- TASK GOAL
Scan the entries below. List each line with "this".

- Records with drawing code

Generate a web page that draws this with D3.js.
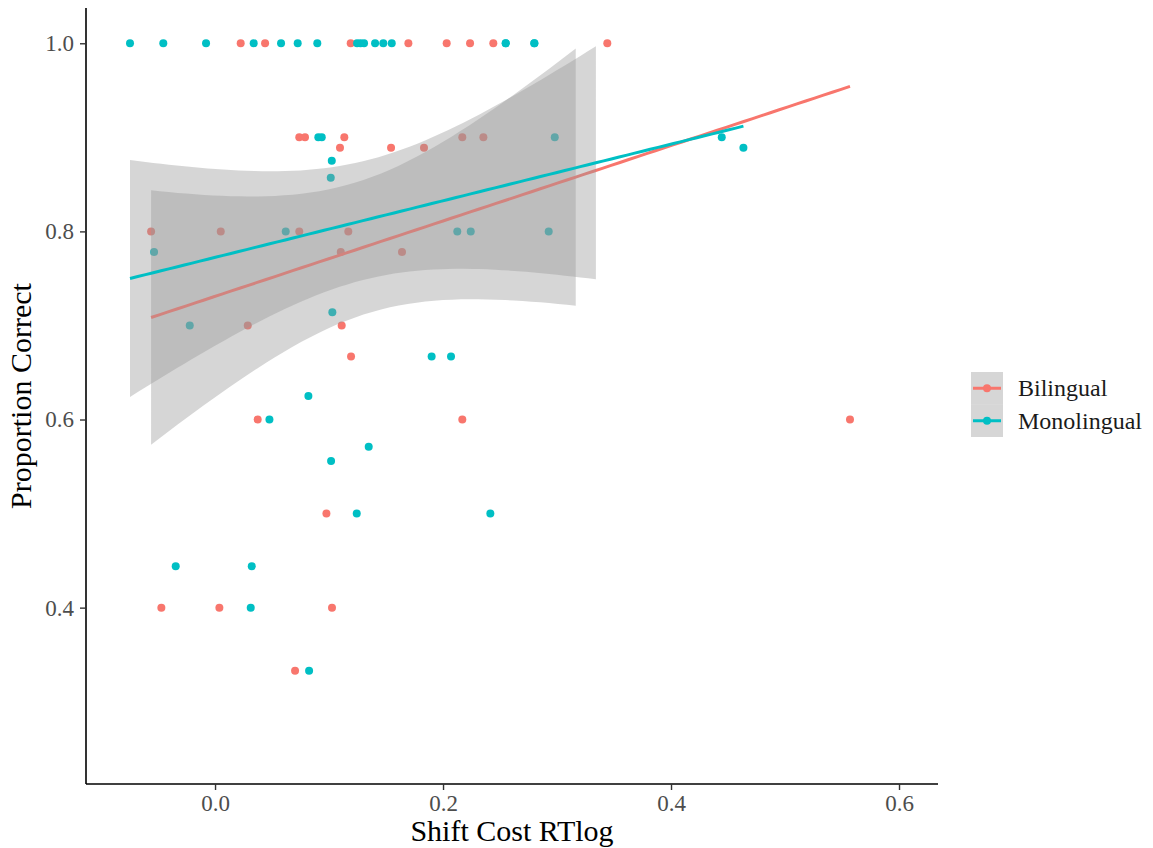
<!DOCTYPE html>
<html>
<head>
<meta charset="utf-8">
<script src="https://cdn.jsdelivr.net/npm/d3@7"></script>
<style>
  html, body { margin: 0; padding: 0; background: #ffffff; }
  svg { display: block; }
  text { font-family: "Liberation Serif", "Times New Roman", serif; }
</style>
</head>
<body>
<svg id="chart" width="1153" height="848"></svg>
<script>
// ---- data ----
const groups = ["Bilingual", "Monolingual"];
const groupColors = ["#F8766D", "#00BFC4"];

const bilX = [0.0225, 0.0439, 0.119, 0.1696, 0.2032, 0.2237, 0.2441, 0.3441,
  0.0739, 0.0789, 0.1134, 0.2169, 0.2354,
  0.1096, 0.1544, 0.1833,
  -0.0561, 0.005, 0.0739, 0.1169,
  0.1103, 0.164,
  0.0287, 0.1111,
  0.1193,
  0.0374, 0.2169, 0.557,
  0.0977,
  -0.0471, 0.0038, 0.1026,
  0.0702];
const bilY = [1, 1, 1, 1, 1, 1, 1, 1,
  0.9, 0.9, 0.9, 0.9, 0.9,
  0.889, 0.889, 0.889,
  0.8, 0.8, 0.8, 0.8,
  0.778, 0.778,
  0.7, 0.7,
  0.667,
  0.6, 0.6, 0.6,
  0.5,
  0.4, 0.4, 0.4,
  0.333];

// the last two entries sit exactly under visible points (overlapping), estimated from the fitted line
const monoX = [-0.0746, -0.0454, -0.0079, 0.0339, 0.0579, 0.0725, 0.0897, 0.1246, 0.1276, 0.1307, 0.1404, 0.1476, 0.155, 0.255, 0.2801,
  0.0906, 0.0936, 0.298, 0.4445,
  0.4635,
  0.1024,
  0.1015,
  0.062, 0.2125, 0.2243, 0.2927,
  -0.0535,
  0.1029,
  -0.0222,
  0.19, 0.207,
  0.0819,
  0.0477,
  0.1348,
  0.1018,
  0.1243, 0.2415,
  -0.0345, 0.0322,
  0.0313,
  0.0825,
  0.255, 0.2801];
const monoY = [1, 1, 1, 1, 1, 1, 1, 1, 1, 1, 1, 1, 1, 1, 1,
  0.9, 0.9, 0.9, 0.9,
  0.889,
  0.875,
  0.857,
  0.8, 0.8, 0.8, 0.8,
  0.778,
  0.714,
  0.7,
  0.667, 0.667,
  0.625,
  0.6,
  0.571,
  0.556,
  0.5, 0.5,
  0.444, 0.444,
  0.4,
  0.333,
  1, 1];

const xTicks = [0.0, 0.2, 0.4, 0.6];
const yTicks = [0.4, 0.6, 0.8, 1.0];
const xDomain = [-0.1132, 0.6342];
const yLimits = [0.25, 1.0];   // ylim() used in the original; ribbon parts beyond are dropped
const xTitle = "Shift Cost RTlog";
const yTitle = "Proportion Correct";

// ---- layout ----
const svg = d3.select("#chart");
const panel = { left: 86, right: 938, top: 8, bottom: 784 };
const yExpand = (yLimits[1] - yLimits[0]) * 0.05;

const x = d3.scaleLinear().domain(xDomain).range([panel.left, panel.right]);
const y = d3.scaleLinear().domain([yLimits[0] - yExpand, yLimits[1] + yExpand]).range([panel.bottom, panel.top]);

const series = [
  { name: groups[0], color: groupColors[0], xs: bilX, ys: bilY },
  { name: groups[1], color: groupColors[1], xs: monoX, ys: monoY }
];

// t quantile (0.975) via Cornish-Fisher expansion
function tQuantile975(df) {
  const z = 1.959964;
  const z3 = z * z * z, z5 = z3 * z * z, z7 = z5 * z * z;
  return z + (z3 + z) / (4 * df) + (5 * z5 + 16 * z3 + 3 * z) / (96 * df * df)
    + (3 * z7 + 19 * z5 + 17 * z3 - 15 * z) / (384 * df * df * df);
}

function lmFit(xs, ys) {
  const n = xs.length;
  const mx = d3.mean(xs), my = d3.mean(ys);
  let sxx = 0, sxy = 0;
  for (let i = 0; i < n; i++) { sxx += (xs[i] - mx) ** 2; sxy += (xs[i] - mx) * (ys[i] - my); }
  const b = sxy / sxx, a = my - b * mx;
  let sse = 0;
  for (let i = 0; i < n; i++) sse += (ys[i] - (a + b * xs[i])) ** 2;
  const s = Math.sqrt(sse / (n - 2));
  const t = tQuantile975(n - 2);
  const [x0, x1] = d3.extent(xs);
  return d3.range(80).map(i => {
    const xv = x0 + (x1 - x0) * i / 79;
    const fit = a + b * xv;
    const se = s * Math.sqrt(1 / n + (xv - mx) ** 2 / sxx);
    return { x: xv, y: fit, lo: fit - t * se, hi: fit + t * se };
  });
}

// ---- points ----
const gPts = svg.append("g");
series.forEach(sr => {
  gPts.selectAll(null)
    .data(sr.xs.map((v, i) => ({ x: v, y: sr.ys[i] })))
    .enter().append("circle")
    .attr("cx", d => x(d.x))
    .attr("cy", d => y(d.y))
    .attr("r", 4)
    .attr("fill", sr.color);
});

// ---- smooths (ribbon + line, per group) ----
const gSm = svg.append("g");
series.forEach(sr => {
  const pts = lmFit(sr.xs, sr.ys);
  const area = d3.area()
    .defined(d => d.hi <= yLimits[1] && d.lo >= yLimits[0])
    .x(d => x(d.x)).y0(d => y(d.lo)).y1(d => y(d.hi));
  gSm.append("path").datum(pts)
    .attr("d", area)
    .attr("fill", "#999999").attr("fill-opacity", 0.4);
  const line = d3.line().x(d => x(d.x)).y(d => y(d.y));
  gSm.append("path").datum(pts)
    .attr("d", line)
    .attr("fill", "none").attr("stroke", sr.color).attr("stroke-width", 3);
});

// ---- axes ----
const xAxis = d3.axisBottom(x).tickValues(xTicks).tickFormat(d3.format(".1f")).tickSize(6).tickSizeOuter(0).tickPadding(5);
const yAxis = d3.axisLeft(y).tickValues(yTicks).tickFormat(d3.format(".1f")).tickSize(6).tickSizeOuter(0).tickPadding(6);

const gx = svg.append("g").attr("transform", `translate(0,${panel.bottom})`).call(xAxis);
const gy = svg.append("g").attr("transform", `translate(${panel.left},0)`).call(yAxis);
[gx, gy].forEach(g => {
  g.select(".domain").attr("stroke", "#000").attr("stroke-width", 1.6);
  g.selectAll(".tick line").attr("stroke", "#333").attr("stroke-width", 1.4);
  g.selectAll(".tick text").attr("fill", "#4D4D4D").style("font-size", "23px")
    .style("font-family", '"Liberation Serif", "Times New Roman", serif');
});
gx.select(".domain").attr("d", `M${panel.left},0H${panel.right}`);
gy.select(".domain").attr("d", `M0,${panel.top}V${panel.bottom}`);

// titles
svg.append("text")
  .attr("x", (panel.left + panel.right) / 2).attr("y", 841)
  .attr("text-anchor", "middle").style("font-size", "30px").attr("fill", "#000")
  .text(xTitle);
svg.append("text")
  .attr("transform", `translate(31,${(panel.top + panel.bottom) / 2}) rotate(-90)`)
  .attr("text-anchor", "middle").style("font-size", "30px").attr("fill", "#000")
  .text(yTitle);

// ---- legend ----
const lg = svg.append("g").attr("transform", "translate(971,372)");
const keyH = 32.5, keyW = 32;
series.forEach((sr, i) => {
  const k = lg.append("g").attr("transform", `translate(0,${i * keyH})`);
  k.append("rect").attr("width", keyW).attr("height", keyH)
    .attr("fill", "#999999").attr("fill-opacity", 0.4);
  k.append("line").attr("x1", 2).attr("x2", keyW - 2)
    .attr("y1", keyH / 2).attr("y2", keyH / 2)
    .attr("stroke", sr.color).attr("stroke-width", 3);
  k.append("circle").attr("cx", keyW / 2).attr("cy", keyH / 2).attr("r", 4).attr("fill", sr.color);
  k.append("text").attr("x", 47).attr("y", keyH / 2 + 8)
    .style("font-size", "24px").attr("fill", "#1a1a1a").text(sr.name);
});
</script>
</body>
</html>
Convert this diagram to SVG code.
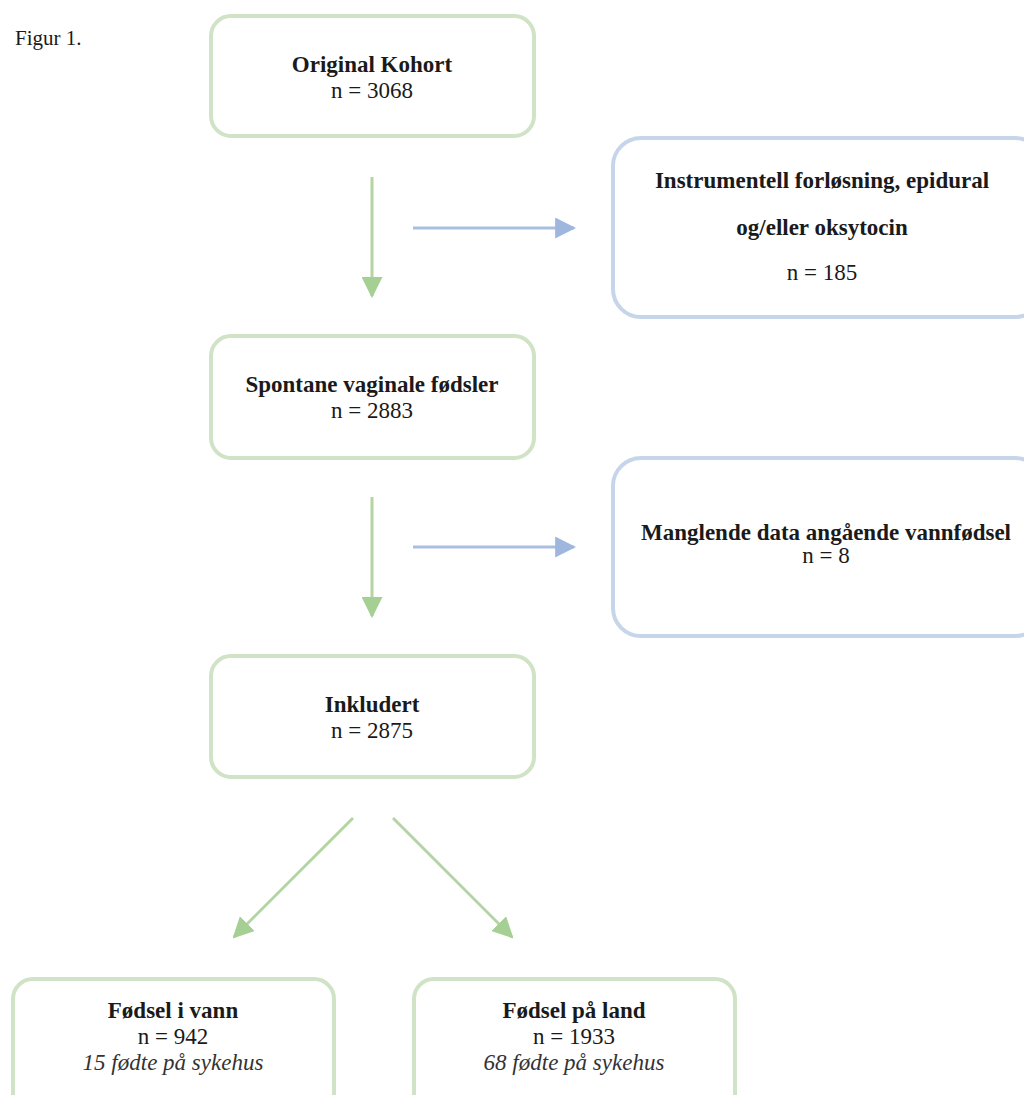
<svg xmlns="http://www.w3.org/2000/svg" width="1024" height="1095" viewBox="0 0 1024 1095">
<defs>
<style>
.g{fill:#fff;stroke:#d0e3c6;stroke-width:4}
.b{fill:#fff;stroke:#c7d5ea;stroke-width:4}
text{font-family:"Liberation Serif","Times New Roman",serif;fill:#1a1a1a;text-anchor:middle}
.h{font-weight:bold;font-size:23px}
.n{font-size:23px}
.i{font-size:23px;font-style:italic;fill:#333}
.ga{stroke:#b3d5a3;stroke-width:3;fill:none}
.ba{stroke:#a9bfe2;stroke-width:3;fill:none}
</style>
<marker id="mg" viewBox="0 0 10 10" refX="9" refY="5" markerWidth="7" markerHeight="7" markerUnits="strokeWidth" orient="auto"><path d="M0,0 L10,5 L0,10 z" fill="#a5cf93"/></marker>
<marker id="mb" viewBox="0 0 10 10" refX="9" refY="5" markerWidth="7" markerHeight="7" markerUnits="strokeWidth" orient="auto"><path d="M0,0 L10,5 L0,10 z" fill="#9fb7df"/></marker>
</defs>
<rect width="1024" height="1095" fill="#fff"/>
<text x="15" y="45" style="text-anchor:start;font-size:21px">Figur 1.</text>
<g id="n1"><rect class="g" x="211" y="16" width="323" height="120" rx="20"/><text class="h" x="372" y="72">Original Kohort</text><text class="n" x="372" y="98">n = 3068</text></g>
<g id="n2"><rect class="b" x="613" y="138" width="430" height="179" rx="28"/><text class="h" x="822" y="188">Instrumentell forløsning, epidural</text><text class="h" x="822" y="235">og/eller oksytocin</text><text class="n" x="822" y="280">n = 185</text></g>
<g id="n3"><rect class="g" x="211" y="336" width="323" height="122" rx="20"/><text class="h" x="372" y="392">Spontane vaginale fødsler</text><text class="n" x="372" y="418">n = 2883</text></g>
<g id="n4"><rect class="b" x="613" y="458" width="430" height="178" rx="28"/><text class="h" x="826" y="540">Manglende data angående vannfødsel</text><text class="n" x="826" y="563">n = 8</text></g>
<g id="n5"><rect class="g" x="211" y="656" width="323" height="121" rx="20"/><text class="h" x="372" y="712">Inkludert</text><text class="n" x="372" y="738">n = 2875</text></g>
<g id="n6"><rect class="g" x="13" y="979" width="321" height="140" rx="20"/><text class="h" x="173" y="1018">Fødsel i vann</text><text class="n" x="173" y="1044">n = 942</text><text class="i" x="173" y="1070">15 fødte på sykehus</text></g>
<g id="n7"><rect class="g" x="414" y="979" width="321" height="140" rx="20"/><text class="h" x="574" y="1018">Fødsel på land</text><text class="n" x="574" y="1044">n = 1933</text><text class="i" x="574" y="1070">68 fødte på sykehus</text></g>
<g id="connectors">
<line class="ga" x1="372" y1="177" x2="372" y2="296" marker-end="url(#mg)"/>
<line class="ba" x1="413" y1="228" x2="574" y2="228" marker-end="url(#mb)"/>
<line class="ga" x1="372" y1="497" x2="372" y2="616" marker-end="url(#mg)"/>
<line class="ba" x1="413" y1="547" x2="574" y2="547" marker-end="url(#mb)"/>
<line class="ga" x1="353" y1="818" x2="234" y2="937" marker-end="url(#mg)"/>
<line class="ga" x1="393" y1="818" x2="512" y2="937" marker-end="url(#mg)"/>
</g>
</svg>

- TASK ANSWER
Generate a web page that draws this with D3.js.
Convert this diagram to SVG code.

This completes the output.